REQUIRED WORK: Leave out the pictures and repeat the rest of the material exactly.

RECORDED INFORMATION:
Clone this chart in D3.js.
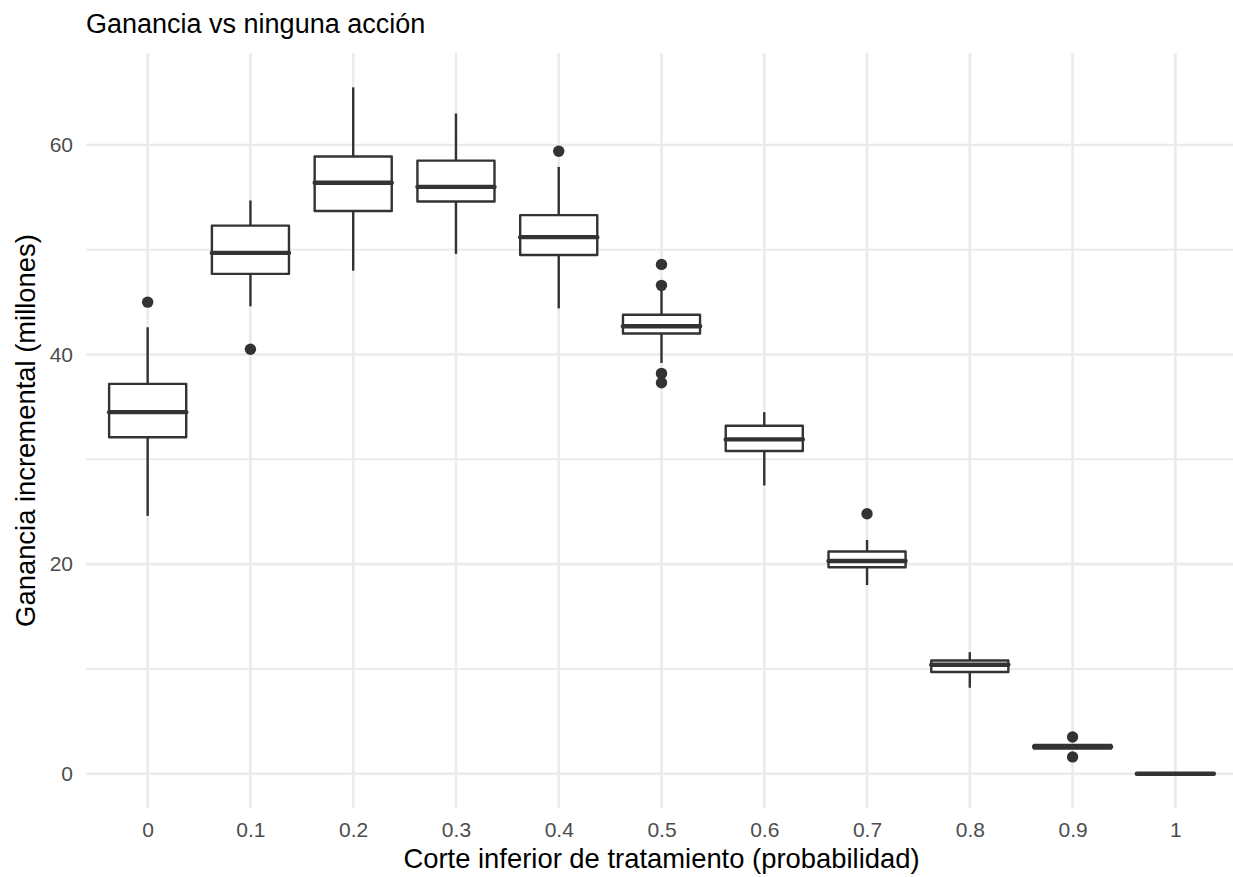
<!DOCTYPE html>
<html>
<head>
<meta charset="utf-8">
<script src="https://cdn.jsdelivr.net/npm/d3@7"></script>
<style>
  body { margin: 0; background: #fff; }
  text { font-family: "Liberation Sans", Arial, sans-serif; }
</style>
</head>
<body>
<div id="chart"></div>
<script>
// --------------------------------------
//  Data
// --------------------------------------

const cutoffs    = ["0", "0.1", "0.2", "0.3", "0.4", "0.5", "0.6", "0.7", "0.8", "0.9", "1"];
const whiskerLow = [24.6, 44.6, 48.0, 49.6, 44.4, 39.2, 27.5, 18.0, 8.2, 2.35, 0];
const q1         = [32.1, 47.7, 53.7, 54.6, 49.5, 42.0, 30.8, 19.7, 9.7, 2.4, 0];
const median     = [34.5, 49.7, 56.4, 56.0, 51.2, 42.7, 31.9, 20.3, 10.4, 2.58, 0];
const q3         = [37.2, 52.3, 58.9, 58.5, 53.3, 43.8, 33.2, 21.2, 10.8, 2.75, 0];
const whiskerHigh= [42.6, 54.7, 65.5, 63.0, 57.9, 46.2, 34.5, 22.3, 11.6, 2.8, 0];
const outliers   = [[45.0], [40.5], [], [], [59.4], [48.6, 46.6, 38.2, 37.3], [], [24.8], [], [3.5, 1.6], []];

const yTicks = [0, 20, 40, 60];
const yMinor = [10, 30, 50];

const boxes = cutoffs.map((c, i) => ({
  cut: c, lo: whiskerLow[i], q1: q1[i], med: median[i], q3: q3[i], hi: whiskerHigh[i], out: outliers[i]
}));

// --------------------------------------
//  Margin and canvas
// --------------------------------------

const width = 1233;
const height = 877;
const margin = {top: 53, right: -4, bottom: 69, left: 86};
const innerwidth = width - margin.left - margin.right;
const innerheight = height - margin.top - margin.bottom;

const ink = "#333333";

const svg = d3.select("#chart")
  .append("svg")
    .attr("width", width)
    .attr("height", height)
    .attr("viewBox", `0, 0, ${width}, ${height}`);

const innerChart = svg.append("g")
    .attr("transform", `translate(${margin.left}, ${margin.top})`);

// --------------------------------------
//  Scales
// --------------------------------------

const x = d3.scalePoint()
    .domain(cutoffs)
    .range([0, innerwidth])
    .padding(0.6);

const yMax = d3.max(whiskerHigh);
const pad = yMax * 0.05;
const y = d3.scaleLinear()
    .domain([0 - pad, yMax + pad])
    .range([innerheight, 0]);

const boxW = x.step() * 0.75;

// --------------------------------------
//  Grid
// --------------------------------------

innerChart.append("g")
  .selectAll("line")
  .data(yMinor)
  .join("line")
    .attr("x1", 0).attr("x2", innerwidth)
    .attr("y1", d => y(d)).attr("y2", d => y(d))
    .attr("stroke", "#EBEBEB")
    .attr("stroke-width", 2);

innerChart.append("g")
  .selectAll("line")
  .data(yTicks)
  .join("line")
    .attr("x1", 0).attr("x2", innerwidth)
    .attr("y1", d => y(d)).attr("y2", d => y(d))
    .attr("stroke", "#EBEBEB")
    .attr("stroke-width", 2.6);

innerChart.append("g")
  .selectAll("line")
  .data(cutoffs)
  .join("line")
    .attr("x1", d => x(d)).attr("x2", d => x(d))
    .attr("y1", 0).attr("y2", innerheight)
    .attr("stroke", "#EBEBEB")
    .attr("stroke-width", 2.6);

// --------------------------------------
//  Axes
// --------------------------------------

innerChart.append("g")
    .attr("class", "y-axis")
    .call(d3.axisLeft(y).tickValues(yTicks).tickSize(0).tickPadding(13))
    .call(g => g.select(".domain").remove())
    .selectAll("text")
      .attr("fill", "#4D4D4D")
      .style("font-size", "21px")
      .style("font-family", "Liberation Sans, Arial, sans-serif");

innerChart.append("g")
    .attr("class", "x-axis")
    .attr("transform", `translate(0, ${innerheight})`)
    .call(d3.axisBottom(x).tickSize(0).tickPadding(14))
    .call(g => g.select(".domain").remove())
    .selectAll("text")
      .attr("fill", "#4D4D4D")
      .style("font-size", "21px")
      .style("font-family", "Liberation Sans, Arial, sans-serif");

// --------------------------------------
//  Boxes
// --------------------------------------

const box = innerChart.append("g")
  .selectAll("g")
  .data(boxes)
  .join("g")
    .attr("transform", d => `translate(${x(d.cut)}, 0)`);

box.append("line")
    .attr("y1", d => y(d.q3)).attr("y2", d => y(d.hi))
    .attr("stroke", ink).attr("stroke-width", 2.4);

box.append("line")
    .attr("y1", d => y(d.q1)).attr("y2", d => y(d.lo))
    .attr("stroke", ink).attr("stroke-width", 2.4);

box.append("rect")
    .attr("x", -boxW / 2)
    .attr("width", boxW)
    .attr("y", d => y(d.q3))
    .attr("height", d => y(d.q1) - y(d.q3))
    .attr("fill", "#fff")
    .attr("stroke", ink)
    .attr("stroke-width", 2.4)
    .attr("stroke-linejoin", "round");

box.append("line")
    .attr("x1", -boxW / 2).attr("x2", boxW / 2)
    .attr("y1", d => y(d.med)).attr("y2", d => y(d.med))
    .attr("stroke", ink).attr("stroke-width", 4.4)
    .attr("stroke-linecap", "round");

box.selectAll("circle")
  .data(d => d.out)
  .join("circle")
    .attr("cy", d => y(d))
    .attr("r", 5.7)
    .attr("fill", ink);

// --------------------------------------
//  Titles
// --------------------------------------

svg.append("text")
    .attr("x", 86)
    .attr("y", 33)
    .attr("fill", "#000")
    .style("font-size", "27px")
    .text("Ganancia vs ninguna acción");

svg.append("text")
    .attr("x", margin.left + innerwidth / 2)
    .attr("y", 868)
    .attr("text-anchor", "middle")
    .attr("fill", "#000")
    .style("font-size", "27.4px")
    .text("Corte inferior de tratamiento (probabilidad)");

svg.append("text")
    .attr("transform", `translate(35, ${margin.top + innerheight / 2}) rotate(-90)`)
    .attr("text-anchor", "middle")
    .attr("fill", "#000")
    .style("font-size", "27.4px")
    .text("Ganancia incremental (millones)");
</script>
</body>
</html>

EXERCISE ANSWER:
Clone this chart in D3.js.
<!DOCTYPE html>
<html>
<head>
<meta charset="utf-8">
<script src="https://cdn.jsdelivr.net/npm/d3@7"></script>
<style>
  body { margin: 0; background: #fff; }
  text { font-family: "Liberation Sans", Arial, sans-serif; }
</style>
</head>
<body>
<div id="chart"></div>
<script>
// --------------------------------------
//  Data
// --------------------------------------

const cutoffs    = ["0", "0.1", "0.2", "0.3", "0.4", "0.5", "0.6", "0.7", "0.8", "0.9", "1"];
const whiskerLow = [24.6, 44.6, 48.0, 49.6, 44.4, 39.2, 27.5, 18.0, 8.2, 2.35, 0];
const q1         = [32.1, 47.7, 53.7, 54.6, 49.5, 42.0, 30.8, 19.7, 9.7, 2.4, 0];
const median     = [34.5, 49.7, 56.4, 56.0, 51.2, 42.7, 31.9, 20.3, 10.4, 2.58, 0];
const q3         = [37.2, 52.3, 58.9, 58.5, 53.3, 43.8, 33.2, 21.2, 10.8, 2.75, 0];
const whiskerHigh= [42.6, 54.7, 65.5, 63.0, 57.9, 46.2, 34.5, 22.3, 11.6, 2.8, 0];
const outliers   = [[45.0], [40.5], [], [], [59.4], [48.6, 46.6, 38.2, 37.3], [], [24.8], [], [3.5, 1.6], []];

const yTicks = [0, 20, 40, 60];
const yMinor = [10, 30, 50];

const boxes = cutoffs.map((c, i) => ({
  cut: c, lo: whiskerLow[i], q1: q1[i], med: median[i], q3: q3[i], hi: whiskerHigh[i], out: outliers[i]
}));

// --------------------------------------
//  Margin and canvas
// --------------------------------------

const width = 1233;
const height = 877;
const margin = {top: 53, right: -4, bottom: 69, left: 86};
const innerwidth = width - margin.left - margin.right;
const innerheight = height - margin.top - margin.bottom;

const ink = "#333333";

const svg = d3.select("#chart")
  .append("svg")
    .attr("width", width)
    .attr("height", height)
    .attr("viewBox", `0, 0, ${width}, ${height}`);

const innerChart = svg.append("g")
    .attr("transform", `translate(${margin.left}, ${margin.top})`);

// --------------------------------------
//  Scales
// --------------------------------------

const x = d3.scalePoint()
    .domain(cutoffs)
    .range([0, innerwidth])
    .padding(0.6);

const yMax = d3.max(whiskerHigh);
const pad = yMax * 0.05;
const y = d3.scaleLinear()
    .domain([0 - pad, yMax + pad])
    .range([innerheight, 0]);

const boxW = x.step() * 0.75;

// --------------------------------------
//  Grid
// --------------------------------------

innerChart.append("g")
  .selectAll("line")
  .data(yMinor)
  .join("line")
    .attr("x1", 0).attr("x2", innerwidth)
    .attr("y1", d => y(d)).attr("y2", d => y(d))
    .attr("stroke", "#EBEBEB")
    .attr("stroke-width", 2);

innerChart.append("g")
  .selectAll("line")
  .data(yTicks)
  .join("line")
    .attr("x1", 0).attr("x2", innerwidth)
    .attr("y1", d => y(d)).attr("y2", d => y(d))
    .attr("stroke", "#EBEBEB")
    .attr("stroke-width", 2.6);

innerChart.append("g")
  .selectAll("line")
  .data(cutoffs)
  .join("line")
    .attr("x1", d => x(d)).attr("x2", d => x(d))
    .attr("y1", 0).attr("y2", innerheight)
    .attr("stroke", "#EBEBEB")
    .attr("stroke-width", 2.6);

// --------------------------------------
//  Axes
// --------------------------------------

innerChart.append("g")
    .attr("class", "y-axis")
    .call(d3.axisLeft(y).tickValues(yTicks).tickSize(0).tickPadding(13))
    .call(g => g.select(".domain").remove())
    .selectAll("text")
      .attr("fill", "#4D4D4D")
      .style("font-size", "21px")
      .style("font-family", "Liberation Sans, Arial, sans-serif");

innerChart.append("g")
    .attr("class", "x-axis")
    .attr("transform", `translate(0, ${innerheight})`)
    .call(d3.axisBottom(x).tickSize(0).tickPadding(14))
    .call(g => g.select(".domain").remove())
    .selectAll("text")
      .attr("fill", "#4D4D4D")
      .style("font-size", "21px")
      .style("font-family", "Liberation Sans, Arial, sans-serif");

// --------------------------------------
//  Boxes
// --------------------------------------

const box = innerChart.append("g")
  .selectAll("g")
  .data(boxes)
  .join("g")
    .attr("transform", d => `translate(${x(d.cut)}, 0)`);

box.append("line")
    .attr("y1", d => y(d.q3)).attr("y2", d => y(d.hi))
    .attr("stroke", ink).attr("stroke-width", 2.4);

box.append("line")
    .attr("y1", d => y(d.q1)).attr("y2", d => y(d.lo))
    .attr("stroke", ink).attr("stroke-width", 2.4);

box.append("rect")
    .attr("x", -boxW / 2)
    .attr("width", boxW)
    .attr("y", d => y(d.q3))
    .attr("height", d => y(d.q1) - y(d.q3))
    .attr("fill", "#fff")
    .attr("stroke", ink)
    .attr("stroke-width", 2.4)
    .attr("stroke-linejoin", "round");

box.append("line")
    .attr("x1", -boxW / 2).attr("x2", boxW / 2)
    .attr("y1", d => y(d.med)).attr("y2", d => y(d.med))
    .attr("stroke", ink).attr("stroke-width", 4.4)
    .attr("stroke-linecap", "round");

box.selectAll("circle")
  .data(d => d.out)
  .join("circle")
    .attr("cy", d => y(d))
    .attr("r", 5.7)
    .attr("fill", ink);

// --------------------------------------
//  Titles
// --------------------------------------

svg.append("text")
    .attr("x", 86)
    .attr("y", 33)
    .attr("fill", "#000")
    .style("font-size", "27px")
    .text("Ganancia vs ninguna acción");

svg.append("text")
    .attr("x", margin.left + innerwidth / 2)
    .attr("y", 868)
    .attr("text-anchor", "middle")
    .attr("fill", "#000")
    .style("font-size", "27.4px")
    .text("Corte inferior de tratamiento (probabilidad)");

svg.append("text")
    .attr("transform", `translate(35, ${margin.top + innerheight / 2}) rotate(-90)`)
    .attr("text-anchor", "middle")
    .attr("fill", "#000")
    .style("font-size", "27.4px")
    .text("Ganancia incremental (millones)");
</script>
</body>
</html>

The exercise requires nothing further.